Mounting Pressure on Pakistan, India’s Water Resources Minister Nitin Gadkari Tweeted:-
“Our Govt. has decided to stop our share of water which used to flow to Pakistan. We will divert water from Eastern Rivers and supply it to our people in Jammu and Kashmir and Punjab”.
Under the leadership of Hon'ble PM Sri @narendramodi ji, Our Govt. has decided to stop our share of water which used to flow to Pakistan. We will divert water from Eastern rivers and supply it to our people in Jammu and Kashmir and Punjab.
— Nitin Gadkari (@nitin_gadkari) February 21, 2019
Post Pulwama Terror Attack, there was tremendous pressure on the Government to take stern action against Pakistan. Abrogation of the Indus Water Treaty is considered as one such option. However, this step has two dimensions. First, Pakistan has declared it will treat India’s abrogation of the treaty as “an act of war”, which may eventually trigger Nuclear War. Secondly “we need to remember that China is an upper riparian country in the Brahmaputra basin and also Pakistan’s closest ally”. Abrogation of the Treaty can lead to further complications in Foreign Policy of India.

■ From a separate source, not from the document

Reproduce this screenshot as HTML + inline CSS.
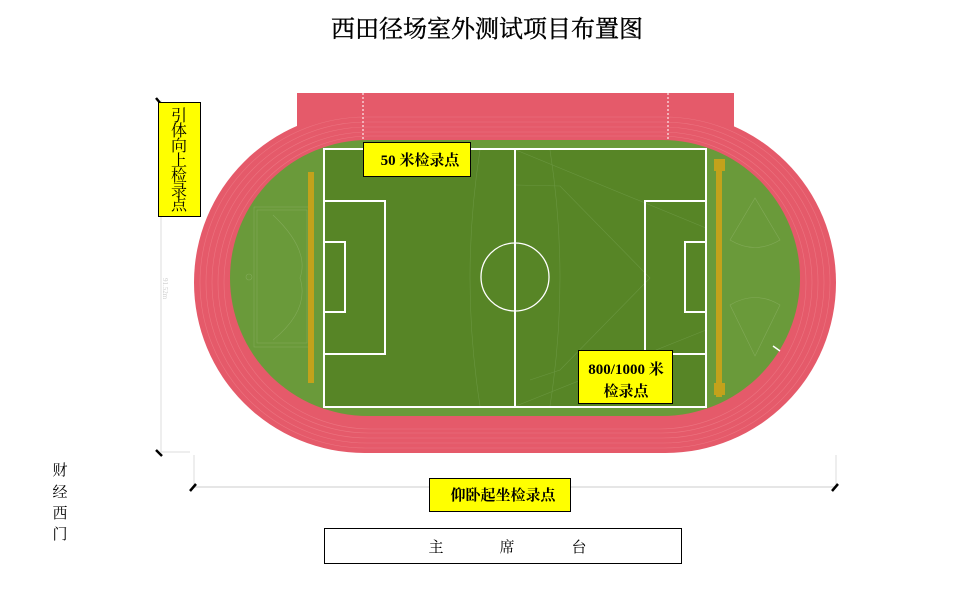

So restricting the flow of Ravi, Beas and Sutlej was the only feasible step at the current juncture.
As per Michael Kugelman, a South Asia expert at the Woodrow Wilson International Centre, “The problem with Pakistan’s economy is that most of the major industries use tons of water—textiles, sugar, wheat—and there’s a tremendous amount of water that’s not only used but wasted.”, “Eventually, flows of the Indus are expected to decrease as global warming causes the Himalayan glaciers to retreat, while monsoons will get more intense. Indian move is likely to put Pakistan’s economy under tremendous pressure. With close to three-quarters of the country’s 192 million population dependent on the Indus basin for their livelihoods and drinking water, the move would “undermine Pakistan’s agriculture, which is the backbone of the economy,” he said. Farm income contributes about 24 percent to gross domestic product in Pakistan and more than 95 percent of Pakistan’s irrigated land is in the Indus river basin, according to the United Nations’ Food and Agriculture Organization.
Nothing worries Pakistan’s military elite more than the prospect of India using the flow of rivers into Punjab as leverage. Reducing the water flow to Pakistan could create political instability or unrest in Punjab province, which is both a major agricultural producer and home to many of the top military brass, who effectively run Pakistan. Many serving and retired Generals have large farmlands along Indus and reduced water supply is definitely going to pinch them.
Terrifyingly, Pakistan only has the capacity to hold only 30-day reserve storage of water as a buffer against drought. Experts believe that India’s efforts to restrict the flow coupled with one drought year could ultimately destroy Pakistan’s ability to feed its exploding population. With one stroke, Pakistan has now been forced to decide between “bleeding India by thousand cuts” and staring at the specter of Crippled Economy and hungry population – indeed difficult time (Bure-Din) for Pakistan.
To quote Benjamin Franklin, “You will learn the worth of water when the well dries”. Hopefully, Pakistan also learns.